For starters, the title is slightly inaccurate as it doesn’t present a complete history of heavy metal. The paperback edition that I have came out in 2004, and plenty of time has passed since then. For historical context, Killswitch Engage’s The End of Heartache came out and sold like hotcakes that very same year. As far as I know, it’s the album that put metalcore on the map of commercial relevance. (I could be wrong!) Sound of the Beast only devotes a few paragraphs to modern metalcore, namechecking Dillinger Escape Plan, Hatebreed, and a few other bands. That’s brief, considering that metalcore would quickly become a pretty big deal commercially.

A few other genres also receive the short end of the stick. Progressive metal is mentioned a few times. Modern power metal gets a few paragraphs, but there’s a part of the book that refers to Blind Guardian, Iced Earth, and Hammerfall as “legacy metal.” Which doesn’t seem to be a real genre of music and looks suspiciously like the author was trying to batch them together as throwback acts.

What Sound of the Beast covers, it covers in (mostly) great detail. This could very well be the book on thrash metal, as it gives what looks like a nearly complete history of the genre. Not only that, it manages to explain the difference between speed metal and thrash metal! (Yes, that deserves an exclamation point as I had trouble understanding why they’re different genres.)

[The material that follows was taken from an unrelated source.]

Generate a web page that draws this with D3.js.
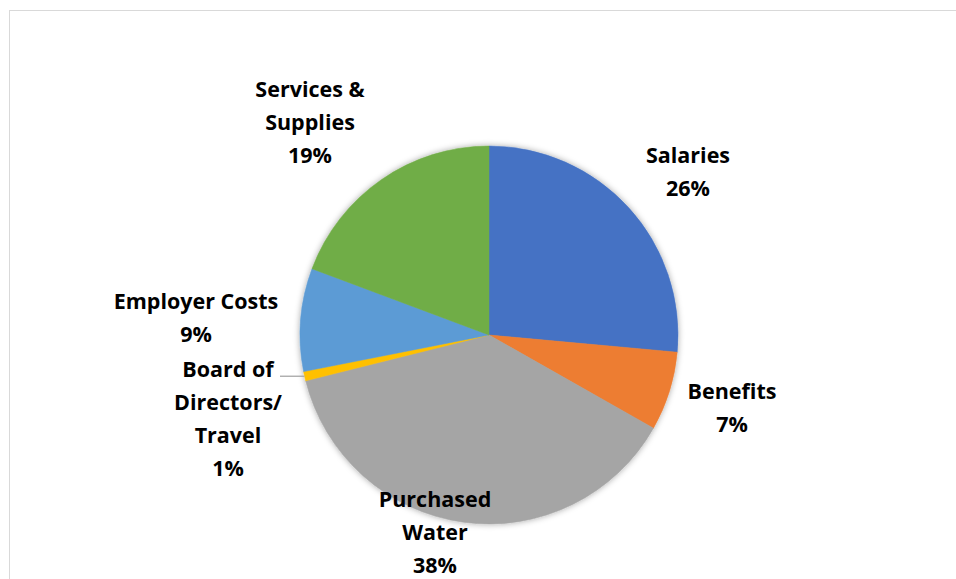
<!DOCTYPE html>
<html>
<head>
<meta charset="utf-8">
<script src="https://cdn.jsdelivr.net/npm/d3@7/dist/d3.min.js"></script>
<style>
  html, body { margin: 0; padding: 0; background: #fff; }
  svg { display: block; }
</style>
</head>
<body>
<svg id="chart" width="956" height="579"></svg>
<script>
// ---- data ----
const categories = ["Salaries", "Benefits", "Purchased Water", "Board of Directors/ Travel", "Employer Costs", "Services & Supplies"];
const values = [26.45, 6.75, 37.9, 0.8, 8.8, 19.3];
const colors = ["#4472C4", "#ED7D31", "#A5A5A5", "#FFC000", "#5B9BD5", "#70AD47"];
const labelLines = [
  ["Salaries"],
  ["Benefits"],
  ["Purchased", "Water"],
  ["Board of", "Directors/", "Travel"],
  ["Employer Costs"],
  ["Services &", "Supplies"]
];

// ---- layout ----
const W = 956, H = 579;
const cx = 489, cy = 335, R = 189;
const lineH = 33;
const fontSize = 21.5;
// label block top-line centres
const labelPos = [
  [688, 155],
  [732, 391],
  [435, 499],
  [228, 369],
  [196, 301],
  [310, 89]
];

const svg = d3.select("#chart");

// chart border
svg.append("rect")
  .attr("x", 9.5).attr("y", 10.5)
  .attr("width", 960).attr("height", 600)
  .attr("fill", "none").attr("stroke", "#d9d9d9").attr("stroke-width", 1);

const defs = svg.append("defs");
const f = defs.append("filter").attr("id", "glow")
  .attr("x", "-20%").attr("y", "-20%").attr("width", "140%").attr("height", "140%");
f.append("feDropShadow").attr("dx", 0).attr("dy", 0).attr("stdDeviation", 3)
  .attr("flood-color", "#000").attr("flood-opacity", 0.35);

const data = categories.map((c, i) => ({ name: c, value: values[i], color: colors[i], lines: labelLines[i], pos: labelPos[i] }));
const total = d3.sum(values);

const pie = d3.pie().sort(null).value(d => d.value).startAngle(0).endAngle(2 * Math.PI);
const arcs = pie(data);
const arc = d3.arc().innerRadius(0).outerRadius(R);

const g = svg.append("g").attr("transform", `translate(${cx},${cy})`);
const gp = g.append("g").attr("filter", "url(#glow)");
gp.selectAll("path").data(arcs).enter().append("path")
  .attr("d", arc)
  .attr("fill", d => d.data.color)
  .attr("stroke", d => d.data.color)
  .attr("stroke-width", 0.5);

// leader line for Board of Directors
const bd = arcs[3];
const mid = (bd.startAngle + bd.endAngle) / 2;
const ex = cx + R * Math.sin(mid), ey = cy - R * Math.cos(mid);
svg.append("line")
  .attr("x1", 280).attr("y1", ey).attr("x2", ex).attr("y2", ey)
  .attr("stroke", "#a6a6a6").attr("stroke-width", 1.3);

const fmt = d3.format(".0%");
const lab = svg.append("g")
  .attr("font-family", "'Open Sans', 'Noto Sans', sans-serif")
  .attr("font-weight", "bold")
  .attr("font-size", fontSize)
  .attr("fill", "#000")
  .attr("text-anchor", "middle");

data.forEach(d => {
  const lines = d.lines.concat([fmt(d.value / total)]);
  const t = lab.append("text");
  lines.forEach((ln, k) => {
    t.append("tspan")
      .attr("x", d.pos[0])
      .attr("y", d.pos[1] + k * lineH)
      .attr("dy", "0.35em")
      .text(ln);
  });
});
</script>
</body>
</html>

The book also covers traditional heavy metal, NWOBHM, death metal, black metal, glam metal (AKA ‘hair metal’), and nu-metal. Yes, nu-metal. The amount of attention the book gives to nu-metal is downright shocking. But certainly appreciated - it was culturally important but its appeal is rarely understood. Not that I’m a fan or anything.

*looks both ways*

Another shocking aspect of the book is how opinionated it is. Boy howdy, the book does not shy away from calling bands second rung or unimportant. And I have to warn you, fans of The Clash may want to look away when reading page 80. Christe, showing no mercy, throws one of my all-time favorite bands under the bus by calling them frat rock. The comment made me more than a little salty, but I got over it.

But I can’t get over how much attention Metallica receives in Sound of the Beast. There’s so much text about Metallica in this book, and it covers the band from foundation to the release of St. Anger in far greater detail than it covers any other band. Like, dude, I’m a thrash metal fan with a pulse so I like their first three albums, but c’mon. Dude.

At least Christe is passionate about their music and metal in general, and this shines brightly throughout the book. His way of describing music is poetic and lucid, and it makes Sound of the Beast an enjoyable, educational read.